Lo studio di Allianz evidenziò anche come i danni sono tanto maggiori quanto meno è sviluppata l’economia che li subisce. Secondo i ricercatori la perdita maggiore si registrò in Cina, -1,3% del PIL nazionale, mentre tra i paesi occidentali meno colpiti ci fu la Francia, con appena un -0,1%. L’Italia perse in quei mesi per via del calo della produttività correlato al caldo eccezionale lo 0,5% del PIL.
Il riscaldamento globale cambia il lavoro
Secondo il Rapporto Europa di The Lancet Countdown on Health and Climate Change, pubblicato a maggio di quest’anno, “un aumento della temperatura oltre l'ottimale ha già ridotto l'offerta di lavoro nelle aree più calde d'Europa, mentre nelle regioni europee relativamente più fredde l'offerta di lavoro ha beneficiato del riscaldamento”. Il saldo, però, è negativo.
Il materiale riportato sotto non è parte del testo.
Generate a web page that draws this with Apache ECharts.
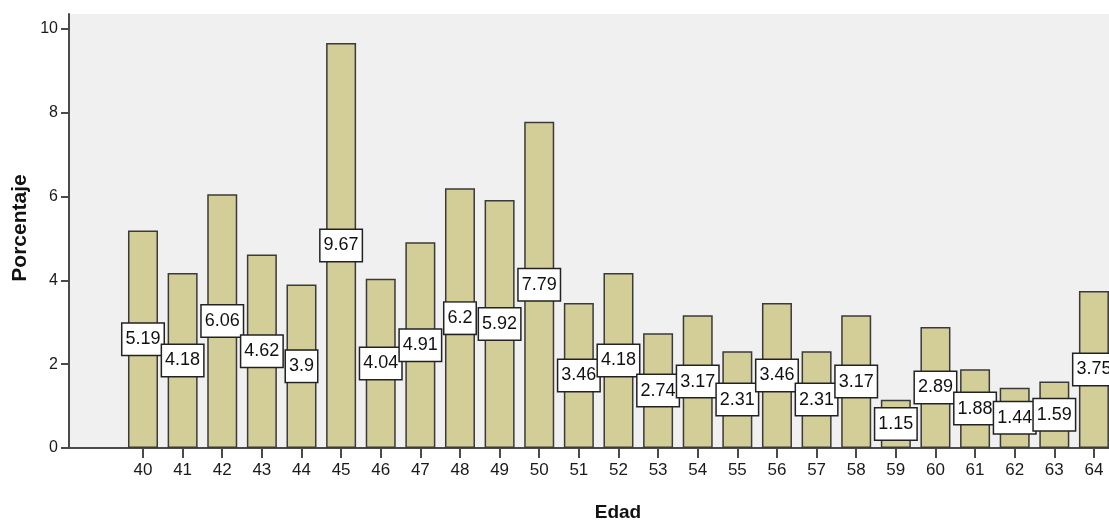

Sempre nello stesso lavoro si legge come dal periodo 1965-95 al periodo 2016-20 si siano perse in media 17 ore di lavoro a testa nel corso dell’anno a causa dell’aumento delle temperature. I maggiori cali percentuali nelle ore lavorate sono stimati in Andalusia, nelle Isole Baleari, a Cipro e nella regione dell'Egeo meridionale.
L’Italia, per via della sua posizione geografica, è più esposta di altre nazioni agli effetti della crisi climatica. Per un paese mediterraneo, i rischi delle ondate di calore, sanitari ed economici, sono già oggi una realtà da affrontare. Anche e soprattutto da parte di imprese e lavoratori.